Death of a Shadow filminde de mumya kompleksini net bir şekilde görmekteyiz. Hayatın bir replikası aracılığıyla muhafaza edilmesi de zaten filmin konusudur. Gölgelerin birer birer hayatları temsil ettiği aşikâr, fakat burada bir özden söz etmek mümkün müdür? Mumyalanan, sergilenen ruh mudur? Daha da önemlisi eğer Bazin’in yolu takip edilecekse, bu öz kime aittir?
Öncelikle kameranın kaydedebildiği gerçeklik ile bizim algıladığımız gerçeklik arasında farklılıklar var. Ruhun gölgeye geçmesi ve gölgenin bir ruh, öz işlevi görmesi mümkünse bile kameranın tüm bu bilgiyi işlemeyebileceğini düşünmek mantıklı olur. Ancak öyle değil, film de bizi bu şekilde yönlendirmiyor. İğneler çıkarıldığında gölge bedene geri dönüyor.
Bazin’in izinden, fotoğraf otomatik bir süreç olması ve sanatçının parmak izini içermemesi sebebiyle kişiliği ancak seçtiği kadrajdan belli olabilir. Rijckx ise tüm bunları yapma motivasyonu dışında zaten kamera gibi mekanik işlenmiş bir karakter. Hatta daha da ileri giderek onun özünün hala gölgesinde olduğunu söyleyebiliriz. Çünkü ancak gölgesi bedenine geri döndüğünde Rijckx bir seçim yapmaktadır.
Death of a Shadow, bedeni olmadan bir sokakta yürüyen iki kişinin gölgesi ile açılıyor. Rijckx ölümü fotoğraflamak için orada ve kamerasını gölgelere doğrultuyor. Kamerada bu iki kişinin gölgelerine ek olarak bedenlerini de görmekle beraber, yalnız kaldığı anda maktulün ismini görüyoruz. Rijckx fotoğraflıyor ve sonrasında özür diliyor.

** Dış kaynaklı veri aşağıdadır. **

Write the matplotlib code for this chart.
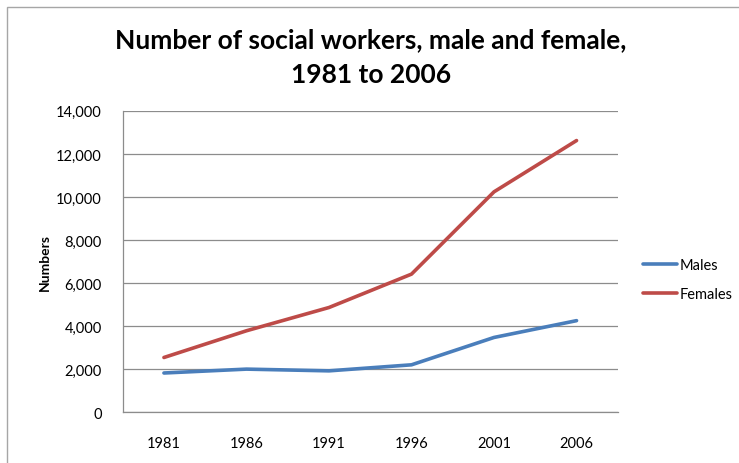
import matplotlib.pyplot as plt
from matplotlib.patches import Rectangle
from matplotlib.ticker import FuncFormatter

years = ['1981', '1986', '1991', '1996', '2001', '2006']
males = [1830, 2010, 1930, 2210, 3480, 4260]
females = [2550, 3790, 4870, 6420, 10240, 12620]

plt.rcParams['font.family'] = ['Lato', 'DejaVu Sans']

fig = plt.figure(figsize=(7.39, 4.64), dpi=100)
ax = fig.add_axes([0.166, 0.109, 0.670, 0.650])

# chart area frame (only top and left edges visible in the crop)
fig.patches.append(Rectangle((7 / 739, -0.1), 1.2, 1.1 - 8 / 464,
                             transform=fig.transFigure, fill=False,
                             edgecolor='#a6a6a6', linewidth=1.0))

x = range(len(years))
ax.plot(x, males, color='#4a7ebb', linewidth=2.6, label='Males', solid_capstyle='round')
ax.plot(x, females, color='#be4b48', linewidth=2.6, label='Females', solid_capstyle='round')

ax.set_xlim(-0.5, len(years) - 0.5)
ax.set_ylim(0, 14000)
ax.set_yticks(range(0, 14001, 2000))
ax.yaxis.set_major_formatter(FuncFormatter(lambda v, p: f'{int(v):,}'))
ax.set_xticks(list(x))
ax.set_xticklabels(years)
ax.tick_params(axis='both', length=0, labelsize=10.5, colors='black')
ax.tick_params(axis='y', pad=15)
ax.tick_params(axis='x', pad=17)

ax.grid(axis='y', color='#8c8c8c', linewidth=0.9)
ax.set_axisbelow(True)
for s in ['top', 'right']:
    ax.spines[s].set_visible(False)
for s in ['left', 'bottom']:
    ax.spines[s].set_color('#8c8c8c')
    ax.spines[s].set_linewidth(0.9)

ax.set_ylabel('Numbers', fontsize=10, fontweight='bold', labelpad=4)

fig.text(0.502, 0.876, 'Number of social workers, male and female,\n1981 to 2006',
         ha='center', va='center', fontsize=19, fontweight='bold', linespacing=1.52)

ax.legend(loc='center left', bbox_to_anchor=(1.039, 0.44), frameon=False,
          borderaxespad=0, fontsize=10.5, handlelength=2.33, handletextpad=0.2,
          labelspacing=1.05)

fig.savefig('out.png', dpi=100)
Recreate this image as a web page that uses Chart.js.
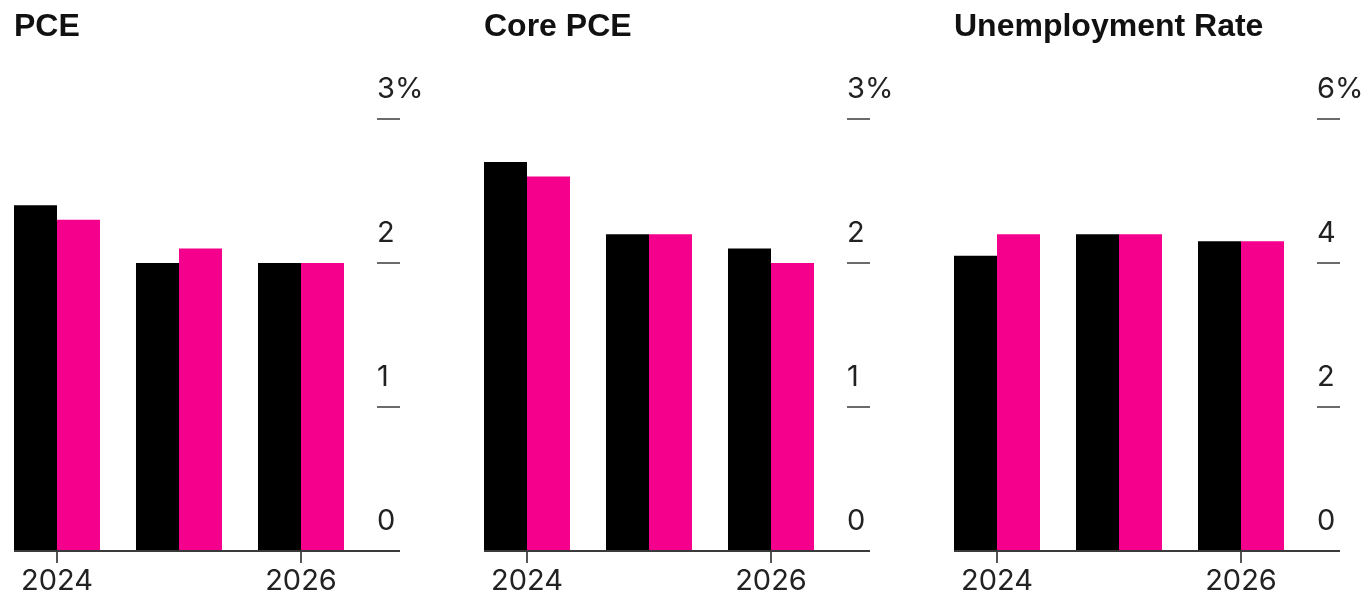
<!DOCTYPE html>
<html>
<head>
<meta charset="utf-8">
<script src="https://cdn.jsdelivr.net/npm/chart.js@4"></script>
<style>
  html, body { margin: 0; padding: 0; background: #ffffff; }
  #wrap { position: relative; width: 1371px; height: 596px; overflow: hidden; }
  .panel { position: absolute; top: 0; }
</style>
</head>
<body>
<div id="wrap">
  <canvas id="c1" class="panel" width="470" height="596" style="left:0px"></canvas>
  <canvas id="c2" class="panel" width="470" height="596" style="left:470px"></canvas>
  <canvas id="c3" class="panel" width="431" height="596" style="left:940px"></canvas>
</div>
<script>
// ---- data ----
const years = [2024, 2025, 2026];
const xTickYears = [2024, 2026];

const pceBlack = [2.4, 2.0, 2.0];
const pcePink  = [2.3, 2.1, 2.0];

const corePceBlack = [2.7, 2.2, 2.1];
const corePcePink  = [2.6, 2.2, 2.0];

const unempBlack = [4.1, 4.4, 4.3];
const unempPink  = [4.4, 4.4, 4.3];

const inflationTicks = [0, 1, 2, 3];
const inflationTickLabels = ['0', '1', '2', '3%'];
const unempTicks = [0, 2, 4, 6];
const unempTickLabels = ['0', '2', '4', '6%'];

const seriesNames = ['Earlier estimate', 'Latest estimate'];

// ---- styling ----
const BLACK = '#000000';
const PINK = '#F4008C';
const AXIS_RIGHT = 377;   // chart area right edge inside each canvas
const LEFT_PAD = 14;
const CAT_PX = 122;       // desired distance between year centres
const FIRST_OFFSET = 43;  // distance from chart area left to first year centre

function makePanel(id, title, blackVals, pinkVals, ticks, tickLabels) {
  const canvas = document.getElementById(id);
  const cw = canvas.width;
  const areaW = AXIS_RIGHT - LEFT_PAD;
  const xMin = years[0] - FIRST_OFFSET / CAT_PX;
  const xMax = xMin + areaW / CAT_PX;
  const yMax = ticks[ticks.length - 1];
  const yStep = ticks[1] - ticks[0];

  new Chart(canvas, {
    type: 'bar',
    data: {
      datasets: [
        { label: seriesNames[0], data: years.map((y, i) => ({ x: y, y: blackVals[i] })), backgroundColor: BLACK, borderWidth: 0 },
        { label: seriesNames[1], data: years.map((y, i) => ({ x: y, y: pinkVals[i] })), backgroundColor: PINK, borderWidth: 0 }
      ]
    },
    options: {
      responsive: false,
      animation: false,
      events: [],
      layout: { padding: { left: LEFT_PAD, right: 0, top: 0, bottom: 0 } },
      datasets: { bar: { categoryPercentage: 0.705, barPercentage: 1.0 } },
      plugins: {
        legend: { display: false },
        tooltip: { enabled: false },
        title: {
          display: true,
          text: title,
          align: 'start',
          color: '#111111',
          font: { family: '"Liberation Sans", Arial, sans-serif', size: 32, weight: 'bold', lineHeight: 1.2 },
          padding: { top: 8, bottom: 72.5 }
        }
      },
      scales: {
        x: {
          type: 'linear',
          min: xMin,
          max: xMax,
          offset: false,
          border: { display: false },
          grid: {
            offset: false,
            drawOnChartArea: false,
            drawTicks: true,
            tickLength: 12,
            tickColor: '#555555',
            lineWidth: 2
          },
          ticks: {
            stepSize: 2,
            includeBounds: false,
            autoSkip: false,
            maxRotation: 0,
            padding: 4,
            color: '#222222',
            font: { family: 'Inter, "Liberation Sans", sans-serif', size: 29, lineHeight: 1.0 },
            callback: (v) => xTickYears.includes(v) ? String(v) : ''
          },
          afterFit: (s) => { s.height = 45; }
        },
        y: {
          position: 'right',
          min: 0,
          max: yMax,
          border: { display: false },
          grid: {
            drawOnChartArea: true,
            drawTicks: true,
            tickLength: 23,
            lineWidth: 2,
            color: (ctx) => (ctx.tick && ctx.tick.value === 0) ? '#3a3a3a' : 'rgba(0,0,0,0)',
            tickColor: (ctx) => (ctx.tick && ctx.tick.value === 0) ? '#3a3a3a' : '#6b6b6b'
          },
          ticks: {
            stepSize: yStep,
            padding: -23,
            labelOffset: -30,
            color: '#222222',
            font: { family: 'Inter, "Liberation Sans", sans-serif', size: 29, lineHeight: 1.0 },
            callback: (v) => {
              const i = ticks.indexOf(v);
              return i >= 0 ? tickLabels[i] : '';
            }
          },
          afterFit: (s) => { s.width = cw - AXIS_RIGHT; }
        }
      }
    }
  });
}

makePanel('c1', 'PCE', pceBlack, pcePink, inflationTicks, inflationTickLabels);
makePanel('c2', 'Core PCE', corePceBlack, corePcePink, inflationTicks, inflationTickLabels);
makePanel('c3', 'Unemployment Rate', unempBlack, unempPink, unempTicks, unempTickLabels);
</script>
</body>
</html>
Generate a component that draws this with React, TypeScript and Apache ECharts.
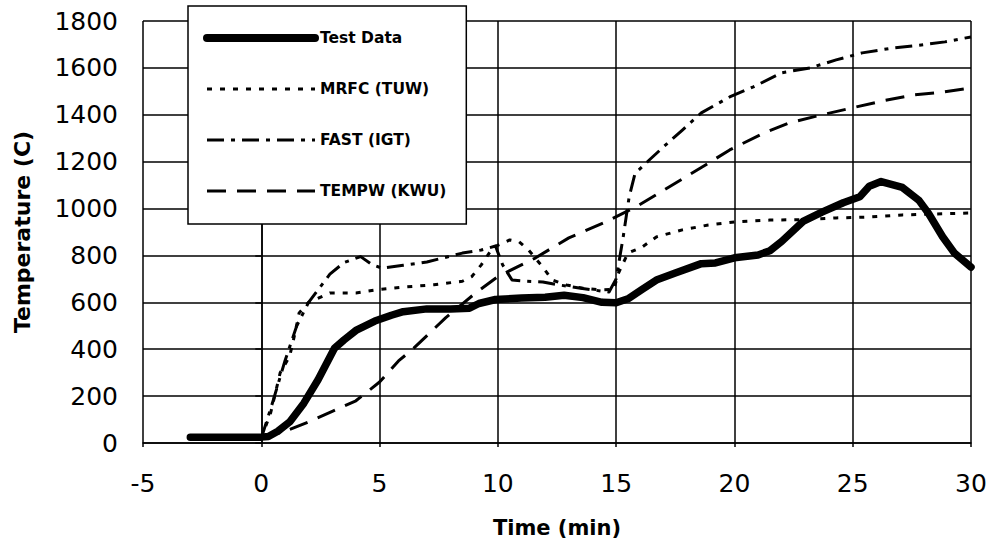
import React, { useEffect, useRef } from "react";
import * as echarts from "echarts";

const xTicks = { min: -5, max: 30, interval: 5 };
const yTicks = { min: 0, max: 1800, interval: 200 };

const seriesNames = ["Test Data", "MRFC (TUW)", "FAST (IGT)", "TEMPW (KWU)"];

const testData: [number, number][] = [
  [-3, 25], [-2, 25], [-1, 25], [0, 25], [0.3, 28], [0.7, 50], [1.2, 90], [1.8, 170],
  [2.4, 270], [3.1, 405], [3.5, 440], [4, 480], [4.8, 520], [5.5, 545], [6, 560],
  [7, 572], [8, 572], [8.8, 575], [9.2, 595], [9.9, 612], [11, 618], [12, 622],
  [12.8, 630], [13.6, 620], [14.4, 600], [15, 598], [15.5, 615], [16.1, 655],
  [16.7, 695], [17.5, 725], [18.6, 765], [19.2, 768], [20, 790], [21, 802],
  [21.5, 820], [22, 860], [22.9, 945], [23.7, 985], [24.6, 1025], [25.3, 1050],
  [25.7, 1095], [26.2, 1115], [27.1, 1090], [27.8, 1035], [28.2, 980], [28.8, 880],
  [29.3, 810], [30, 750],
];

const mrfcData: [number, number][] = [
  [0, 20], [0.4, 130], [0.8, 300], [1.2, 370], [1.45, 480], [1.6, 555], [2, 600],
  [2.9, 640], [4, 640], [5, 655], [6, 665], [7.3, 675], [8.5, 690], [8.9, 710],
  [9.3, 760], [9.8, 835], [10.5, 866], [10.9, 858], [11.3, 823], [11.9, 750],
  [12.3, 695], [12.9, 674], [13.6, 660], [14.3, 653], [14.9, 655], [15.1, 725],
  [15.5, 810], [16.1, 836], [16.7, 879], [17.8, 909], [18.9, 930], [20, 943],
  [21.5, 951], [23, 953], [24.3, 960], [25.7, 964], [27.1, 973], [28.5, 977], [30, 981],
];

const fastData: [number, number][] = [
  [0, 20], [0.5, 180], [1, 350], [1.5, 500], [2, 600], [2.9, 720], [3.5, 770],
  [4.2, 795], [4.7, 760], [5.1, 746], [6, 758], [7, 772], [8.5, 810], [9.3, 823],
  [9.9, 840], [10.2, 760], [10.6, 695], [11.2, 690], [11.9, 687], [12.6, 674],
  [13.5, 660], [14.7, 644], [15, 700], [15.3, 880], [15.55, 1050], [15.8, 1150],
  [16.4, 1207], [17, 1263], [17.8, 1335], [18.6, 1408], [19.8, 1476], [20.8, 1519],
  [22, 1579], [23.2, 1600], [24.3, 1634], [25.4, 1664], [26.7, 1685], [27.9, 1698],
  [28.9, 1711], [30, 1732],
];

const tempwData: [number, number][] = [
  [0, 20], [1, 50], [2, 90], [3, 135], [4, 180], [5, 260], [5.8, 350], [6.4, 400],
  [7.8, 535], [9, 635], [10, 710], [11.6, 790], [13, 875], [14.5, 940], [15.8, 1005],
  [17.2, 1090], [18.6, 1175], [19.8, 1250], [21.2, 1320], [22.3, 1365], [23.7, 1400],
  [25, 1430], [26.3, 1460], [27.6, 1485], [28.8, 1497], [30, 1515],
];

const allData = [testData, mrfcData, fastData, tempwData];
const lineWidths = [7.5, 3, 3, 3];
const legendWidths = [8, 3, 3, 3];
const dashes: any[] = ["solid", [5, 8], [17, 7, 4, 7], [19, 11]];

export default function App() {
  const ref = useRef<HTMLDivElement>(null);
  useEffect(() => {
    if (!ref.current) return;
    const chart = echarts.init(ref.current, undefined, { renderer: "svg" });
    const font = "DejaVu Sans";
    chart.setOption({
      animation: false,
      backgroundColor: "#ffffff",
      grid: { left: 143, right: 23, top: 21, bottom: 105, containLabel: false },
      legend: {
        orient: "vertical",
        left: 188,
        top: 6,
        padding: [24, 20, 25, 15],
        itemWidth: 108,
        itemHeight: 14,
        itemGap: 35,
        backgroundColor: "#ffffff",
        borderColor: "#000000",
        borderWidth: 1.5,
        borderRadius: 0,
        z: 10,
        selectedMode: false,
        itemStyle: { opacity: 0, borderWidth: 0 },
        textStyle: { fontFamily: font, fontWeight: "bold", fontSize: 15.5, color: "#000" },
        data: seriesNames.map((n, i) => ({
          name: n,
          itemStyle: { opacity: 0, borderWidth: 0 },
          lineStyle: { width: legendWidths[i], type: dashes[i], color: "#000" },
        })),
      },
      xAxis: {
        type: "value",
        min: xTicks.min,
        max: xTicks.max,
        interval: xTicks.interval,
        name: "Time (min)",
        nameLocation: "middle",
        nameGap: 74,
        nameTextStyle: { fontFamily: font, fontWeight: "bold", fontSize: 21, color: "#000" },
        axisLine: { show: true, lineStyle: { color: "#000", width: 1.5 } },
        axisTick: { show: true, length: 4, lineStyle: { color: "#000", width: 1.5 } },
        splitLine: { show: true, lineStyle: { color: "#000", width: 1.5 } },
        axisLabel: { fontFamily: font, fontSize: 25, color: "#000", margin: 28, formatter: (v: number) => String(v) },
      },
      yAxis: {
        type: "value",
        min: yTicks.min,
        max: yTicks.max,
        interval: yTicks.interval,
        name: "Temperature (C)",
        nameLocation: "middle",
        nameGap: 110,
        nameTextStyle: { fontFamily: font, fontWeight: "bold", fontSize: 22, color: "#000" },
        axisLine: { show: true, lineStyle: { color: "#000", width: 1.5 } },
        axisTick: { show: true, length: 6, lineStyle: { color: "#000", width: 1.5 } },
        splitLine: { show: true, lineStyle: { color: "#000", width: 1.5 } },
        axisLabel: { fontFamily: font, fontSize: 25, color: "#000", margin: 25, formatter: (v: number) => String(v) },
      },
      series: seriesNames.map((n, i) => ({
        name: n,
        type: "line",
        data: allData[i],
        symbol: "none",
        showSymbol: false,
        z: i === 0 ? 5 : 3,
        itemStyle: { color: "#000" },
        lineStyle: {
          color: "#000",
          width: lineWidths[i],
          type: dashes[i],
          cap: i === 0 ? "round" : "butt",
          join: "round",
        },
      })),
    });
    return () => chart.dispose();
  }, []);
  return (
    <div
      ref={ref}
      style={{ position: "fixed", left: 0, top: 0, width: 994, height: 548, background: "#fff" }}
    />
  );
}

Peki Rijckx neden özür diliyor? Çünkü 10.000 fotoğrafı çekerken kendini yaşatamıyor. Rijckx bir sanatçı olarak fotoğraflarına da herhangi bir şey katmıyor, katamıyor. Çünkü verecek hiçbir şeyi yok. Verebilmesi içinse önce alması gerekiyor, yani 10.000 fotoğrafı koleksiyonere teslim edip gölgesine kavuşması ve bir nefes alması gerekiyor.
Mumya Kompleksine geri dönecek olursak, gölgeler arkalarından ışık yansıtılarak birer kanvasın üzerinde sergilenmektedir. Zaman ve mekân üstü veya çok “varlıklı” bir alıcıları varmış gibi gözükmektedir. Ruhlardan bir koleksiyon da günahlardan bir koleksiyon da tahmin edileceği üzere yüklüdür. Bu seremoni, ritüel, mumya kompleksindeki gibi bir onurlandırma ve koruma amacı taşıyor mu yoksa ölüm anında takılı kalarak acıları sonsuzluğa mı iğneliyor belirsiz.
Başlangıç ve Son: Aşk
Rijckx hayatını geri alır ve öğreniriz ki aşkından kovalamış tüm gölgeleri. Bir pozlama kadar kısacık, sonsuzluğa kıstırılmış gölgeler kadar uçsuz bucaksız bir aşkla 10.000 ölümde kavuşacağını zannetmiş.